Chute de Bachar al-Assad : Trois interrogations sur les stocks de Captagon découverts en Syrie
2024-12-12
Auteur: Philippe
Un héritage toxique de la dictature. Le trafic illicite de Captagon est devenu un véritable moteur économique pour le régime de Bachar al-Assad, permettant de financer son effort de guerre tout en contournant les sanctions occidentales. Alors que la guerre civile ravageait le pays, ces drogues et leur commerce sont devenus des outils cruciaux de survie pour le régime.
Les récents événements ont mis en lumière un vaste réseau de distribution de cette drogue, avec de nombreuses saisies rapportées dans les médias. Des journalistes de l'AFP ont constaté, à Mazzeh, en banlieue de Damas, plusieurs milliers de comprimés de Captagon en train de bruler dans un bâtiment près de l'aéroport. Ces images, devenues virales sur les réseaux sociaux, témoignent de l'ampleur du phénomène.
Ce stock a été incendié par les combattants du Hayat Tahrir al-Sham (HTS), dont le leader a accusé Bachar al-Assad d'avoir "semé le sectarisme et le Captagon" en Syrie. Trois questions essentielles se posent sur ce commerce qui a proliféré au cœur du conflit syrien.
1. Quelle est l'origine du Captagon ?
Le Captagon était à l'origine un médicament commercialisé par une société allemande dans les années 1960, utilisé pour traiter divers troubles médicaux. Bien que le nom soit resté utilisé, le Captagon tel qu'il est vendu aujourd'hui n'a plus grand-chose à voir avec ce médicament. Sa composition a évolué vers un mélange dangereux d'amphétamine et d'autres substances.
En raison de son efficacité comme psychostimulant, sa popularité a explosé dans les années 1990, notamment parmi les sportifs. Le Captagon a été interdit en France en 1995, mais son interdiction a favorisé l'émergence d'un marché parallèle, en particulier depuis les années 2000. Aujourd'hui, la Syrie est désormais considérée comme un centre de production clé pour le Captagon dans la région.
2. Qui alimente le marché de cette drogue ?
Le marché de Captagon est principalement alimenté par des producteurs en Syrie et au Liban. La guerre civile syrienne a transformé le trafic en une source de financement pour différents groupes, y compris des factions armées et des forces régionales. Ce n'est pas seulement une question de profit, mais aussi d'influence politique dans une région déjà en proie aux conflits. Ce qui est alarmant, c'est que cette drogue est devenue populaire parmi la jeunesse aisée des pays du Golfe, notamment en Arabie Saoudite, où la consommation s'est intensifiée.
3. Comment la Syrie est-elle devenue un "narco-État" ?

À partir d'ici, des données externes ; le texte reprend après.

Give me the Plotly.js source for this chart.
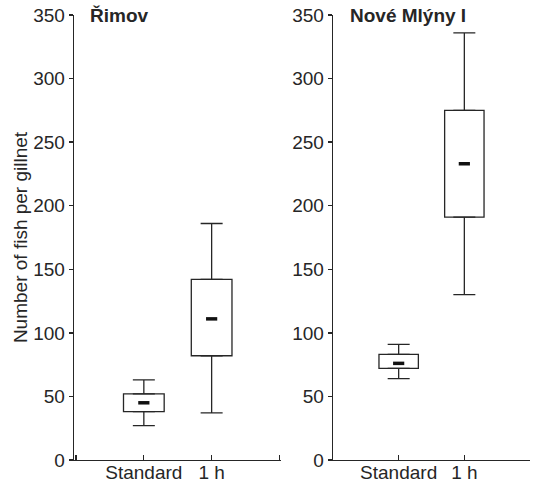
<!DOCTYPE html>
<html>
<head>
<meta charset="utf-8">
<script src="https://cdn.plot.ly/plotly-3.0.1.min.js"></script>
<style>html,body{margin:0;padding:0;background:#fff}#chart{width:533px;height:485px}</style>
</head>
<body>
<div id="chart"></div>
<script>
const categories = ['Standard', '1 h'];
const panelTitles = ['Řimov', 'Nové Mlýny I'];

// Řimov
const rimovLower  = [27, 37];
const rimovQ1     = [38, 82];
const rimovCenter = [45, 111];
const rimovQ3     = [52, 142];
const rimovUpper  = [63, 186];

// Nové Mlýny I
const noveLower  = [64, 130];
const noveQ1     = [72, 191];
const noveCenter = [76, 233];
const noveQ3     = [83, 275];
const noveUpper  = [91, 336];

const yTicks = [0, 50, 100, 150, 200, 250, 300, 350];

const ink = '#262626';
const font = 'Liberation Sans, Arial, sans-serif';
const xpos = categories.map((c, i) => i + 1);

function panel(lower, q1, center, q3, upper, xa, ya) {
  return [
    {
      type: 'bar', x: xpos, base: q1, y: q3.map((v, i) => v - q1[i]),
      width: 0.6, xaxis: xa, yaxis: ya, showlegend: false, hoverinfo: 'skip',
      marker: {color: '#ffffff', line: {color: ink, width: 1.3}}
    },
    {
      type: 'scatter', mode: 'markers', x: xpos, y: q3, xaxis: xa, yaxis: ya,
      showlegend: false, hoverinfo: 'skip',
      marker: {size: 1, color: 'rgba(0,0,0,0)'},
      error_y: {type: 'data', symmetric: false, array: upper.map((v, i) => v - q3[i]),
                arrayminus: q3.map(() => 0), width: 11, thickness: 1.3, color: ink}
    },
    {
      type: 'scatter', mode: 'markers', x: xpos, y: q1, xaxis: xa, yaxis: ya,
      showlegend: false, hoverinfo: 'skip',
      marker: {size: 1, color: 'rgba(0,0,0,0)'},
      error_y: {type: 'data', symmetric: false, array: q1.map(() => 0),
                arrayminus: q1.map((v, i) => v - lower[i]), width: 11, thickness: 1.3, color: ink}
    },
    {
      type: 'scatter', mode: 'markers', x: xpos, y: center, xaxis: xa, yaxis: ya,
      showlegend: false, hoverinfo: 'skip',
      marker: {symbol: 'line-ew', size: 8, line: {color: '#111', width: 3.5}}
    }
  ];
}

const data = [].concat(
  panel(rimovLower, rimovQ1, rimovCenter, rimovQ3, rimovUpper, 'x', 'y'),
  panel(noveLower, noveQ1, noveCenter, noveQ3, noveUpper, 'x2', 'y2')
);

const xCommon = {
  tickmode: 'array', tickvals: [0].concat(xpos, [categories.length + 1]),
  ticktext: [''].concat(categories, ['']),
  ticks: 'inside', ticklen: 5, tickwidth: 1.3, tickcolor: ink,
  showline: true, linecolor: ink, linewidth: 1.3, showgrid: false, zeroline: false,
  ticklabelstandoff: -5,
  tickfont: {family: font, size: 19, color: ink}, fixedrange: true
};
const yCommon = {
  range: [0, 350], tickmode: 'array', tickvals: yTicks,
  ticks: 'outside', ticklen: 4, tickwidth: 1.3, tickcolor: ink,
  showline: true, linecolor: ink, linewidth: 1.3, showgrid: false, zeroline: false,
  tickfont: {family: font, size: 19, color: ink}, fixedrange: true
};

const layout = {
  width: 533, height: 485,
  margin: {l: 74, r: 3, t: 15, b: 25},
  paper_bgcolor: '#fff', plot_bgcolor: '#fff',
  showlegend: false,
  xaxis: Object.assign({}, xCommon, {domain: [0, 0.455], range: [-0.03, 3.03], anchor: 'y'}),
  xaxis2: Object.assign({}, xCommon, {domain: [0.568, 1], range: [0, 3.0], anchor: 'y2'}),
  yaxis: Object.assign({}, yCommon, {anchor: 'x',
    title: {text: 'Number of fish per gillnet', font: {family: font, size: 19, color: ink}, standoff: 0}}),
  yaxis2: Object.assign({}, yCommon, {anchor: 'x2'}),
  annotations: [
    {text: '<b>' + panelTitles[0] + '</b>', xref: 'paper', yref: 'paper', x: 0.031, y: 1.0,
     xanchor: 'left', yanchor: 'middle', showarrow: false, font: {family: font, size: 19, color: ink}},
    {text: '<b>' + panelTitles[1] + '</b>', xref: 'paper', yref: 'paper', x: 0.601, y: 1.0,
     xanchor: 'left', yanchor: 'middle', showarrow: false, font: {family: font, size: 19, color: ink}}
  ]
};

Plotly.newPlot('chart', data, layout, {displayModeBar: false, staticPlot: true});
</script>
</body>
</html>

Depuis que le régime d'Assad a repris une grande partie du contrôle en 2018, la production de Captagon a été largement industrialisée. Le régime a utilisé ce commerce de drogue comme un outil de survie économique face à des sanctions de plus en plus sévères. Selon des rapports du New Lines Institute, le Captagon représente désormais une des principales sources de devises pour le gouvernement syrien, alors que son PIB s'écrase.
Des sanctions ont été imposées sur des individus clés liés à la production de Captagon, notamment les membres de la famille Assad, tandis que les États-Unis ont introduit le "Captagon Act" pour faciliter la lutte contre ce trafic. Les opérations de saisie de drogue se sont multipliées dans les pays voisins, avec des chiffres révélateurs : 24 millions de comprimés saisis en Irak en 2023, et près de dix millions de comprimés en Turquie au cours des dix premiers mois de 2024.
Il est crucial d'observer comment la situation évolue, car le trafic de Captagon est devenu un enjeu non seulement de sécurité mais aussi de négociation politique. En 2023, des pays du Golfe ont conditionné leurs aides à la reconstruction de la Syrie à un arrêt de ce commerce de drogue. La lutte contre cette épidémie reste un défi de taille pour la région.